## BEGIN DATA EXCERPTS

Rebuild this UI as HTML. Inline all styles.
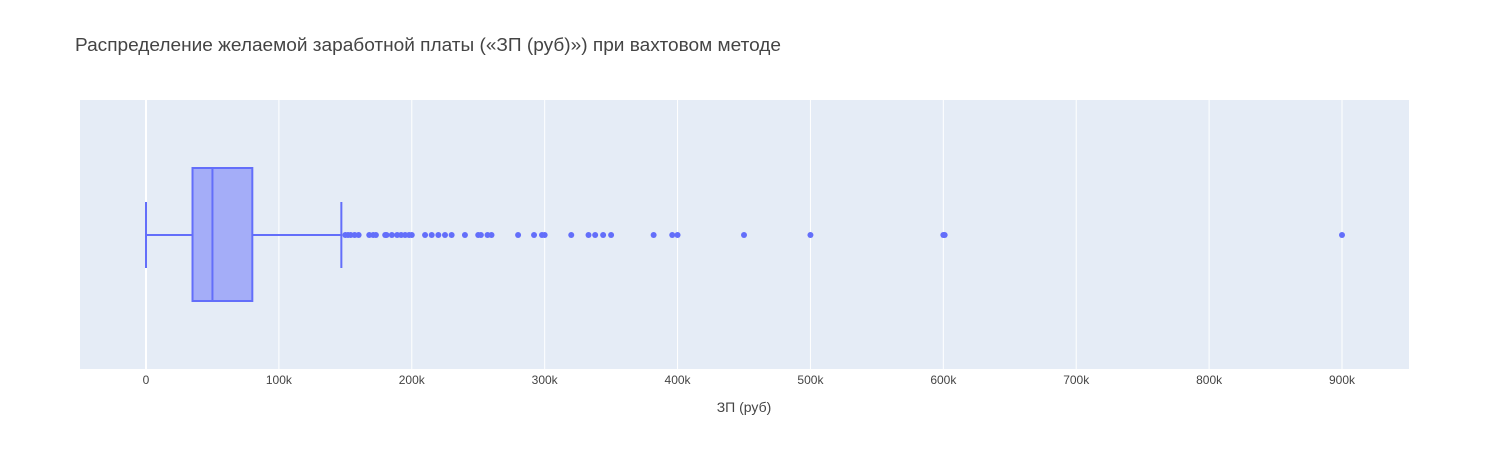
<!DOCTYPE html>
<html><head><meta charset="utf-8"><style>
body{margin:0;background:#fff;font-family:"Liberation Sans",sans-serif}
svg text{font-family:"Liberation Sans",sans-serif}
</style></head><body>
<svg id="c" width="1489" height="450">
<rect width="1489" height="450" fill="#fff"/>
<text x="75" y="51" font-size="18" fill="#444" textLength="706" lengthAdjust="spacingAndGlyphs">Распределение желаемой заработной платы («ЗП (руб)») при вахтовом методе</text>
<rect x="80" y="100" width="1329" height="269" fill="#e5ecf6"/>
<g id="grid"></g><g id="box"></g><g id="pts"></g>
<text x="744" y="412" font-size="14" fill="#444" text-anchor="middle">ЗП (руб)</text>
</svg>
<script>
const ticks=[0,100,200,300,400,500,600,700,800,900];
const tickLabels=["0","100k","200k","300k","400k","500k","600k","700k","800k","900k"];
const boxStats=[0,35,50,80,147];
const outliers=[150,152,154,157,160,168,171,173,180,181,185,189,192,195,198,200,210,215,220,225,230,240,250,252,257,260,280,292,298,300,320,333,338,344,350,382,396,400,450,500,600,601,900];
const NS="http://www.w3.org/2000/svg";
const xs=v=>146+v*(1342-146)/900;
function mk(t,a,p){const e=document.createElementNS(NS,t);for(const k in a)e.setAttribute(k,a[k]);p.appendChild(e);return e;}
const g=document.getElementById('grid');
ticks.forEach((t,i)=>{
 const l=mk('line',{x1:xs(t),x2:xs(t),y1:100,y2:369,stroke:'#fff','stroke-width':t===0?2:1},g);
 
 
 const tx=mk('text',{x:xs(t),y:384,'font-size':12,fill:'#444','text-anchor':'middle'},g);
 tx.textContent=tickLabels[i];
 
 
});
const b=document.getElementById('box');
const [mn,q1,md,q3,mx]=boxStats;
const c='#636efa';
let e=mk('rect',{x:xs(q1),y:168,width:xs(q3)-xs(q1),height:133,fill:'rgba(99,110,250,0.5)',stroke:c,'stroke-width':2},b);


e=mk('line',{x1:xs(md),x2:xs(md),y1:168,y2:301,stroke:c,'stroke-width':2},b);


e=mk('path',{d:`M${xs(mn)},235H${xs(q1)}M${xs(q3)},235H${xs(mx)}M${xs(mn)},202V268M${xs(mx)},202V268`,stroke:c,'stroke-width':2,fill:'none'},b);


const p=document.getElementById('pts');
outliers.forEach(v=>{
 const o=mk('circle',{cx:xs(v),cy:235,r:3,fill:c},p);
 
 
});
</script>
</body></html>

## END DATA EXCERPTS
## BEGIN DATA EXCERPTS

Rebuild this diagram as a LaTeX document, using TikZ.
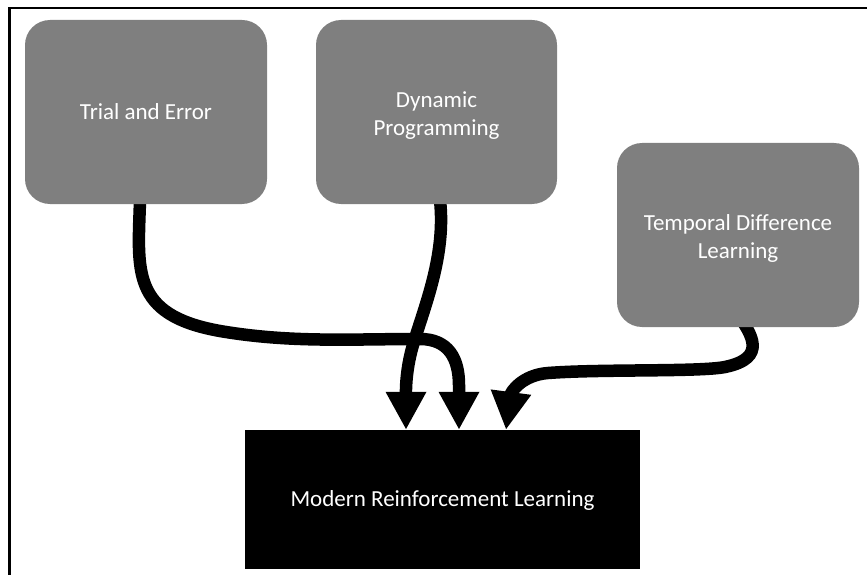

## END DATA EXCERPTS

= WRITTEN PROBLEM =
Give the count of lines in the data shown above that contain "this", and nothing else.

= WRITTEN ANSWER =
2